10/29/15

Fertility Service Threatens Customer With Multimillion-Dollar Lawsuit For Complaining To Better Business Bureau

This prairie dog is not impressed by your hollow threats of legal action. (Angela N.)
A New Jersey woman who thought she’d been cheated out of several thousand dollars by a service that connects prospective parents with willing egg donors did something that a lot of ticked-off consumers do: She filed a complaint with the Better Business Bureau — not knowing that the company would then threaten her with a massive legal action for daring to speak her mind.

Here’s the background, according to Paul Alan Levy of Public Citizen.

The customer found what she’d believed was the ideal donor in the company’s online database, and so she sent them a sizable check for their fee. After receiving payment, the company then said that the selected donor had backed out.

Since the customer couldn’t get the donated eggs she’d paid for, she requested a refund, but the company only offered to allow her to select from another donor in their database.

Feeling like she was being taken for a ride, the woman filed a complaint with the Better Business Bureau.

Now, contrary to what some believe, the BBB has no actual authority and companies are not legally required to respond or take action to complaints. But while some companies might completely ignore this sort of filing, the fertility service went ballistic.

“You directly violated our legal agreement by attempting to post an online review,” reads a letter to the customer. “As such, we are setting the plans in motion for a multi-million dollar defamation case against you…. unless you withdraw your unwarranted BBB complaint or any illegal online reviews, we will proceed at lightening [sic] speed in a defamation case against you to minimize as much damage as possible. We have your signed legal agreement clearly stating you will NOT post online reviews.”

Granted, the customer’s written agreement [PDF] with the service does state that customers “agree NOT [caps in original] post any online reviews anywhere on the Internet without first presenting it” for legal review to the fertility service.

As Levy notes, the response from the fertility service gives no indication as to what the company believes is false or defamatory about the BBB filing.

But this clause in the service’s contract isn’t meant to apply to only negative or false reviews; it also covers positive reviews.

“Even good reviews can be misconstrued and hurt potential business,” reads the agreement, which also includes a barely veiled warning against trying to post something anonymously. “There are truly no anonymous reviews because web sites that post them, if they receive a complaint, will be required to show the real identity of the poster and with a court order will be forced to remove the post until the facts are revealed.”
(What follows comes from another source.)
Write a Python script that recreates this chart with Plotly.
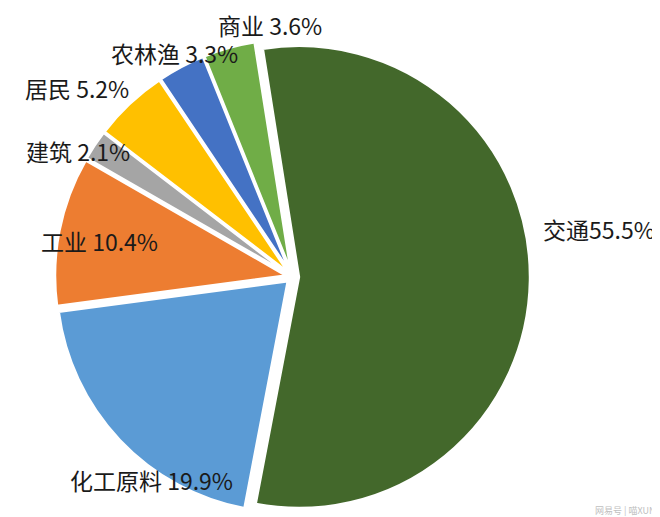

Except… that’s not really true. Getting a court order to remove the post before the “facts are revealed,” would be an example of prior restraint. And as Walter Sobchak has previously, if loudly, pointed out, the U.S. Supreme Court has not exactly been a fan of prior restraint.

There were more clumsy contradictions in the fertility service’s customer agreement and its letters to this unhappy customer.

The first notice threatened a “multi-million dollar defamation case” against the woman. But per the agreement, any disputes that can’t be resolved through mediation must go into binding arbitration, and that the customer’s contract is “governed and interpreted by California jurisdiction,” meaning the arbitration would need to take place in California.

Thing is, California outlawed these sorts of anti-disparagement clauses in 2014, meaning the clause can’t be enforced.

Earlier this month, Levy wrote [PDF] to the fertility service on behalf of the customer, explaining the various legal problems with their threats of expensive litigation. He also stated the customer was fine with having her BBB filing “reviewed” by the fertility service’s legal team.

Subsequent responses from the company revealed that it had no intention of providing a lawyer to do this review, and it had still not explained what was defamatory about the customer’s statement.

As Levy notes, companies don’t need non-disparagement clauses to protect them from defamation. That’s why slander and libel laws exist.

Companies only use these sort of bullying tactics as a way to chill any speech about their products and services.

In April, members of Congress tried once again to introduce federal legislation that would outlaw non-disparagement clauses nationwide, but even though this version of the bill was sponsored by powerful California Representative Darrell Issa, it has been sitting untouched in committee since being introduced in April.

More recently, a Senate version of this legislation was introduced by Sen. John Thune of South Dakota. GovTrack gives this one a slightly better — but still slim — chance of being enacted.